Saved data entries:
=-=-=
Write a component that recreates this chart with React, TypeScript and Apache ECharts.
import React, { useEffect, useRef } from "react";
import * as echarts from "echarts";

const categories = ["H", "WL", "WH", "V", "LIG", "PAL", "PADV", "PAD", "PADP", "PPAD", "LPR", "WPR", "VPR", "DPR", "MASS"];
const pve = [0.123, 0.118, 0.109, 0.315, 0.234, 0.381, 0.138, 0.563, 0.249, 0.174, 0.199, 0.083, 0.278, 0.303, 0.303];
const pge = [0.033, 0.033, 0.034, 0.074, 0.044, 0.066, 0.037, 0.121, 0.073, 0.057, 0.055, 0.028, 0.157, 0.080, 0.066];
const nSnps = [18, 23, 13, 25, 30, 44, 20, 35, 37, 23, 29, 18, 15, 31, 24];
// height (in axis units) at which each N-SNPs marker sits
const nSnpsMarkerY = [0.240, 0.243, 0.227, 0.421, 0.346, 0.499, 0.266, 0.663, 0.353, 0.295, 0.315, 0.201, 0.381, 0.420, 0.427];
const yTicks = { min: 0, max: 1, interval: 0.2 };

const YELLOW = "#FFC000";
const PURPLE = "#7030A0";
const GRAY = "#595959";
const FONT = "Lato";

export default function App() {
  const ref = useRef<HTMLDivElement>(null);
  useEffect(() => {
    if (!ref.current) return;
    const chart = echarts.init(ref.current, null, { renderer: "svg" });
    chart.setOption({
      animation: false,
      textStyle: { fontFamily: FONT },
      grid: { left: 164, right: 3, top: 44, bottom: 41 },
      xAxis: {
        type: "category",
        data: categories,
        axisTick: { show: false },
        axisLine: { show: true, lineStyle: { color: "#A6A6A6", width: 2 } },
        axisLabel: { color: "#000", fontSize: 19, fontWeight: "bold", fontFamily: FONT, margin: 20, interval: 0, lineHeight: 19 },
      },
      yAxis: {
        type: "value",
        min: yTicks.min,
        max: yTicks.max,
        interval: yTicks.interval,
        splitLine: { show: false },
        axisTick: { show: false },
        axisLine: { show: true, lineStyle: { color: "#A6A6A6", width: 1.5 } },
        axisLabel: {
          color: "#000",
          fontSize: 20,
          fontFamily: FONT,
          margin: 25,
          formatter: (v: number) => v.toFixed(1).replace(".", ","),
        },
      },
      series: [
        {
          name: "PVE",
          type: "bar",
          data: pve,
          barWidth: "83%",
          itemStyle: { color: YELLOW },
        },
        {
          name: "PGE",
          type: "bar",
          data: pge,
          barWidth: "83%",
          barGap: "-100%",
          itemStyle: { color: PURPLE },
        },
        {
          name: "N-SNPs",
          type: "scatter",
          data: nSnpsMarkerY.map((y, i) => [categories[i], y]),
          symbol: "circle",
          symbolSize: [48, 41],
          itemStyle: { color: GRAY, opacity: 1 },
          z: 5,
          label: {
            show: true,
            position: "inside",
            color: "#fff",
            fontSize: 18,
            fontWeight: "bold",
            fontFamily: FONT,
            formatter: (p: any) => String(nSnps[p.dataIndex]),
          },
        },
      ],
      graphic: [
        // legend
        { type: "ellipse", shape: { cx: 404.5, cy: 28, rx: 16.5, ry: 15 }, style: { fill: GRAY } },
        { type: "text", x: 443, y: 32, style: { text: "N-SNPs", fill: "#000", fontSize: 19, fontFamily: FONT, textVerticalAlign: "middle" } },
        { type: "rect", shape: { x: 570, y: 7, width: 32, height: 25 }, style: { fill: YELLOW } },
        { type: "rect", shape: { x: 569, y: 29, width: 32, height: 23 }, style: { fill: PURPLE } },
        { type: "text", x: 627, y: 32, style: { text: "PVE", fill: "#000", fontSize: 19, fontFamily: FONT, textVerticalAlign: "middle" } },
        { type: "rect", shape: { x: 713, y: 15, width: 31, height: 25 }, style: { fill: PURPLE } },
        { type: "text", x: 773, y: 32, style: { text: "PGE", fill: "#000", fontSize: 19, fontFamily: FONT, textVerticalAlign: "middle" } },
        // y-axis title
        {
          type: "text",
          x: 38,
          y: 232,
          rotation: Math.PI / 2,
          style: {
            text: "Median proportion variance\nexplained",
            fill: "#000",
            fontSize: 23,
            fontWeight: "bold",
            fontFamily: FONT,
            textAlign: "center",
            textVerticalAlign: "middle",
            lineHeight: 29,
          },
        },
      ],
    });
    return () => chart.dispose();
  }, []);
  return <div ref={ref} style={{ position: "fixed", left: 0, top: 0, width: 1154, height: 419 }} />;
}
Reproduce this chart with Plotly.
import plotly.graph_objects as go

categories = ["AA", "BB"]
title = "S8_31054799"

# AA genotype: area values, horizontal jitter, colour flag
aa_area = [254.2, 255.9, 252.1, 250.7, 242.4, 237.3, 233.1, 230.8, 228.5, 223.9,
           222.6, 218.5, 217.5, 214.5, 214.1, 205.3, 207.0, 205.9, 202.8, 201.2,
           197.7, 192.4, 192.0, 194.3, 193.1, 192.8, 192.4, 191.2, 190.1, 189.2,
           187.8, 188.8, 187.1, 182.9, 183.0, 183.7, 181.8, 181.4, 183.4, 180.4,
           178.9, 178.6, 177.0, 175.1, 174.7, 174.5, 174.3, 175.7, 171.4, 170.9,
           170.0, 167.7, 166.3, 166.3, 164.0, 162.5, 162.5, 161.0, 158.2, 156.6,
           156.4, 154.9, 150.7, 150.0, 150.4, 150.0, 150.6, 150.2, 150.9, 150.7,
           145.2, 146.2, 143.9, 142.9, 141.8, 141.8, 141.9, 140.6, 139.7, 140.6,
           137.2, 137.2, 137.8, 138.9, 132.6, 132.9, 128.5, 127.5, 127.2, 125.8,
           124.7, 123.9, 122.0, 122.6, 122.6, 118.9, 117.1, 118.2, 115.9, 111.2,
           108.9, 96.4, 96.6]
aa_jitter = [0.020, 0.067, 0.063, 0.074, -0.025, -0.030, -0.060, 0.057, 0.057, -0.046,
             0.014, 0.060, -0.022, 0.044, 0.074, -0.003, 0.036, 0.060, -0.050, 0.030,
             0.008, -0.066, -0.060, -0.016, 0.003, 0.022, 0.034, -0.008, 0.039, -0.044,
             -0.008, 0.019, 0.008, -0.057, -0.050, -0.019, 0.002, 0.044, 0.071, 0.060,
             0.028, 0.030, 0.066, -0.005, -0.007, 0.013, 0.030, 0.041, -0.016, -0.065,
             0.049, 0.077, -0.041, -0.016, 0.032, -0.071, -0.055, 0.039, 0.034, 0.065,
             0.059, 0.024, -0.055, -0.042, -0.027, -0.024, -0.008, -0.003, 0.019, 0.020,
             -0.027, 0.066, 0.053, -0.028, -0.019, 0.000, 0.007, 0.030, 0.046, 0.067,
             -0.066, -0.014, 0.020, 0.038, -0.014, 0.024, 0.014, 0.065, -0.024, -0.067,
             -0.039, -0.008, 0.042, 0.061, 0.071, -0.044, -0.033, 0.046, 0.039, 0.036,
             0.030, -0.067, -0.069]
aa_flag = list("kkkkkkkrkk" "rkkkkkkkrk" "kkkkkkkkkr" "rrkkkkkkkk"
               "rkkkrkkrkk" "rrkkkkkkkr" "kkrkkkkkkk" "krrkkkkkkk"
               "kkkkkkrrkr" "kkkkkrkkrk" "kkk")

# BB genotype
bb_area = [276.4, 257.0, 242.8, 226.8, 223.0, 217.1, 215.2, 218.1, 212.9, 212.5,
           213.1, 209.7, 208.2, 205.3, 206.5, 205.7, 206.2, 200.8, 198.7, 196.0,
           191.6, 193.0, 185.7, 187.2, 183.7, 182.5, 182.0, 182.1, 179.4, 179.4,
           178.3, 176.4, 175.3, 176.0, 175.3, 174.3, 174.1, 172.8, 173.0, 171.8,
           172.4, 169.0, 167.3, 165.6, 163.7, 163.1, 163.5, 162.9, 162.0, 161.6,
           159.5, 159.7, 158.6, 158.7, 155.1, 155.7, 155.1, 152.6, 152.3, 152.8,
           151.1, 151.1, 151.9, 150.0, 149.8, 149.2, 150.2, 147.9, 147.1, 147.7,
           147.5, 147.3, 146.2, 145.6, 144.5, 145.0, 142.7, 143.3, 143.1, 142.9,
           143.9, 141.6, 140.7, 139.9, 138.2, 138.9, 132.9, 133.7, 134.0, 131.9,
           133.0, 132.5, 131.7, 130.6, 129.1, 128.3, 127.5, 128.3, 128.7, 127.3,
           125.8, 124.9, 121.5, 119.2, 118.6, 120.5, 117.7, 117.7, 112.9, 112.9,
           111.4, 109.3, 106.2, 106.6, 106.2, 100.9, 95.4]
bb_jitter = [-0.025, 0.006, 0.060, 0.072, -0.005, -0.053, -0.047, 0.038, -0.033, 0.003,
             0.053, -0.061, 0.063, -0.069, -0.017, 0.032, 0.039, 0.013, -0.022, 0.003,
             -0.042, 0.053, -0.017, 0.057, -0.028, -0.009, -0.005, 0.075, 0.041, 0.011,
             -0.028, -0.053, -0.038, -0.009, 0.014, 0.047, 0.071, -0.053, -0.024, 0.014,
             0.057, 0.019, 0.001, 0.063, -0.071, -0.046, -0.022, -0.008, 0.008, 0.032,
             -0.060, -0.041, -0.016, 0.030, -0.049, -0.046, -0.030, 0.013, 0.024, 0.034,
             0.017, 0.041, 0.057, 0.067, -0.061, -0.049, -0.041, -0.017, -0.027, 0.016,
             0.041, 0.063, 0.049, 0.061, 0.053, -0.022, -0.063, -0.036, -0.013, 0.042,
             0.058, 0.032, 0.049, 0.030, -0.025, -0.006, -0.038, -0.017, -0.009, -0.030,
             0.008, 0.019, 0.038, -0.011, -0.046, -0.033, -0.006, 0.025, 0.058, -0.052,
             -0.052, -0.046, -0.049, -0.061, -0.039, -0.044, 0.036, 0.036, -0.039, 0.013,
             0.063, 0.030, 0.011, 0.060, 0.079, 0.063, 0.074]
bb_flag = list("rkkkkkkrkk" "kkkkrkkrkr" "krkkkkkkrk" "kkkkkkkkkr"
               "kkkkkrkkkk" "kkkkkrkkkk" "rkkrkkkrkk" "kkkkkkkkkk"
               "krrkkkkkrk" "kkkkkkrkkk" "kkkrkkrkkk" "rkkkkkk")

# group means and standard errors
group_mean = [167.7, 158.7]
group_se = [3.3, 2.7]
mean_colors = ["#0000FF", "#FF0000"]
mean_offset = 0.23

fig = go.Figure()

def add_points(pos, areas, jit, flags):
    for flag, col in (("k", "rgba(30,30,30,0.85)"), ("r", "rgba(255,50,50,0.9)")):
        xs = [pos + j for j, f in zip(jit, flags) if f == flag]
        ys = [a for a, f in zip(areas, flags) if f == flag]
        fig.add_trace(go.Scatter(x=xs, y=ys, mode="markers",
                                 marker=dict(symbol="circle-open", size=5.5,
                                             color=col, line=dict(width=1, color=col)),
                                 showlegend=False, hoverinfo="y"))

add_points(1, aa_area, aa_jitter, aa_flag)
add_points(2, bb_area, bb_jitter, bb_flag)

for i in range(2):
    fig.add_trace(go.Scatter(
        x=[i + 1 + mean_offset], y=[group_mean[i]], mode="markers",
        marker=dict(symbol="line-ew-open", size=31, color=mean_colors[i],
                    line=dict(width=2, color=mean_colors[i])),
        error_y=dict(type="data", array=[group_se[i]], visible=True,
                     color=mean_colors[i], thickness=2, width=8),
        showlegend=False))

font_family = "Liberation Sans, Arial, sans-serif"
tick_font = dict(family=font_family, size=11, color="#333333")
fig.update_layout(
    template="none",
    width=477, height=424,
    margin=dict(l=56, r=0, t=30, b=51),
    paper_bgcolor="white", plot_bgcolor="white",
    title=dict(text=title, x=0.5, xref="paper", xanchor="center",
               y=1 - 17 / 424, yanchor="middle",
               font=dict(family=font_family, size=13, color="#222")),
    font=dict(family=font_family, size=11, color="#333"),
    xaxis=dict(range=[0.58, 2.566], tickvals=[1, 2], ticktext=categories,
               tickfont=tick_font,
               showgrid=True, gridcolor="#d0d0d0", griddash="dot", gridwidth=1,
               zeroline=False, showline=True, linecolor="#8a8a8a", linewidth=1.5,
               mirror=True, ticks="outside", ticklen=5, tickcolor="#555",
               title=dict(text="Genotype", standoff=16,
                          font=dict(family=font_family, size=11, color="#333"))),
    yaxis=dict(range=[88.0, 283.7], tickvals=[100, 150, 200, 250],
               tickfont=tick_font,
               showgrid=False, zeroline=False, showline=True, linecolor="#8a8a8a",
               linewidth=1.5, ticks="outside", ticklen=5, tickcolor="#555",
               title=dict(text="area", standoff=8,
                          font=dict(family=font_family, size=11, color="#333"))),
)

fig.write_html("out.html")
=-=-=
▶ Your goal: Looking at the material above, please copy exactly every line from its first line through the line containing "import * as", with both ends included and nothing else.

▶ Finished exercise:
Write a component that recreates this chart with React, TypeScript and Apache ECharts.
import React, { useEffect, useRef } from "react";
import * as echarts from "echarts";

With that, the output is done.